◆ What you will do ◆
Repeat the listing word for word. No pictures belong in the copy.

Start of Supplied data

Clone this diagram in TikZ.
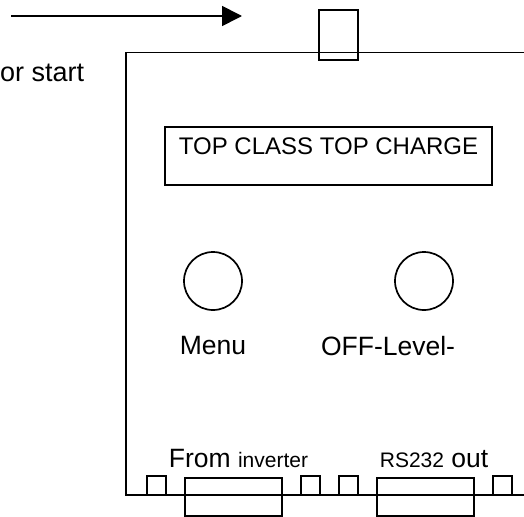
\documentclass[tikz,border=0pt]{standalone}
\usepackage{fontspec}
\setmainfont{Liberation Sans}
\usetikzlibrary{arrows.meta,positioning}
\newcommand{\bigtxt}{\fontsize{26.5}{31}\selectfont}
\newcommand{\smalltxt}{\fontsize{21}{25}\selectfont}

\begin{document}
\begin{tikzpicture}[
  x=1pt, y=-1pt,
  line width=1.7pt,
  panel/.style={draw, minimum width=327pt, minimum height=58pt, inner sep=0pt},
  knob/.style={draw, circle, minimum size=58pt, inner sep=0pt},
  port/.style={draw, minimum width=19pt, minimum height=19pt, inner sep=0pt},
  plug/.style={draw, minimum width=97pt, minimum height=38pt, inner sep=0pt},
  jackbox/.style={draw, minimum width=39pt, minimum height=50pt, inner sep=0pt},
  lbl/.style={font=\bigtxt, inner sep=0pt}
]
  \useasboundingbox (0,0) rectangle (524,516);

  % housing, open on the right
  \draw (540,52.5) -- (126,52.5) -- (126,495) -- (540,495);

  % start arrow
  \coordinate (start) at (11,16);
  \coordinate (tip) at (242,16);
  \draw[-{Triangle[length=20pt,width=20pt]}] (start) -- (tip);
  \node[lbl, font=\fontsize{27}{32}\selectfont, anchor=base east] (hint) at (85,82) {or start};

  \node[jackbox] (jack) at (338.5,35) {};

  % display
  \node[panel] (display) at (328.5,156) {};
  \node[lbl, font=\fontsize{24}{28}\selectfont, anchor=base] (title) at (328.5,154) {TOP CLASS TOP CHARGE};

  % buttons
  \node[knob] (menuknob) at (213,281) {};
  \node[knob] (offknob) at (424,281) {};
  \node[lbl, below=25pt of menuknob] (menu) {Menu};
  \node[lbl, below=25pt of offknob, xshift=-36pt] (off) {OFF-Level-};

  % connectors at the bottom
  \node[port, anchor=south west] (p1) at (146,495.5) {};
  \node[plug, anchor=north west] (inv) at (184,477) {};
  \node[port, anchor=south west] (p2) at (300,495.5) {};
  \node[port, anchor=south west] (p3) at (338,495.5) {};
  \node[plug, anchor=north west] (rs) at (376,477) {};
  \node[port, anchor=south west] (p4) at (492,495.5) {};

  \node[lbl, anchor=base west] (from) at (168,467) {From {\smalltxt inverter}};
  \node[lbl, anchor=base west] (out) at (379,467) {{\smalltxt RS232} out};
\end{tikzpicture}
\end{document}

End of Supplied data

◆ Answer for the task ◆
Clone this diagram in TikZ.
\documentclass[tikz,border=0pt]{standalone}
\usepackage{fontspec}
\setmainfont{Liberation Sans}
\usetikzlibrary{arrows.meta,positioning}
\newcommand{\bigtxt}{\fontsize{26.5}{31}\selectfont}
\newcommand{\smalltxt}{\fontsize{21}{25}\selectfont}

\begin{document}
\begin{tikzpicture}[
  x=1pt, y=-1pt,
  line width=1.7pt,
  panel/.style={draw, minimum width=327pt, minimum height=58pt, inner sep=0pt},
  knob/.style={draw, circle, minimum size=58pt, inner sep=0pt},
  port/.style={draw, minimum width=19pt, minimum height=19pt, inner sep=0pt},
  plug/.style={draw, minimum width=97pt, minimum height=38pt, inner sep=0pt},
  jackbox/.style={draw, minimum width=39pt, minimum height=50pt, inner sep=0pt},
  lbl/.style={font=\bigtxt, inner sep=0pt}
]
  \useasboundingbox (0,0) rectangle (524,516);

  % housing, open on the right
  \draw (540,52.5) -- (126,52.5) -- (126,495) -- (540,495);

  % start arrow
  \coordinate (start) at (11,16);
  \coordinate (tip) at (242,16);
  \draw[-{Triangle[length=20pt,width=20pt]}] (start) -- (tip);
  \node[lbl, font=\fontsize{27}{32}\selectfont, anchor=base east] (hint) at (85,82) {or start};

  \node[jackbox] (jack) at (338.5,35) {};

  % display
  \node[panel] (display) at (328.5,156) {};
  \node[lbl, font=\fontsize{24}{28}\selectfont, anchor=base] (title) at (328.5,154) {TOP CLASS TOP CHARGE};

  % buttons
  \node[knob] (menuknob) at (213,281) {};
  \node[knob] (offknob) at (424,281) {};
  \node[lbl, below=25pt of menuknob] (menu) {Menu};
  \node[lbl, below=25pt of offknob, xshift=-36pt] (off) {OFF-Level-};

  % connectors at the bottom
  \node[port, anchor=south west] (p1) at (146,495.5) {};
  \node[plug, anchor=north west] (inv) at (184,477) {};
  \node[port, anchor=south west] (p2) at (300,495.5) {};
  \node[port, anchor=south west] (p3) at (338,495.5) {};
  \node[plug, anchor=north west] (rs) at (376,477) {};
  \node[port, anchor=south west] (p4) at (492,495.5) {};

  \node[lbl, anchor=base west] (from) at (168,467) {From {\smalltxt inverter}};
  \node[lbl, anchor=base west] (out) at (379,467) {{\smalltxt RS232} out};
\end{tikzpicture}
\end{document}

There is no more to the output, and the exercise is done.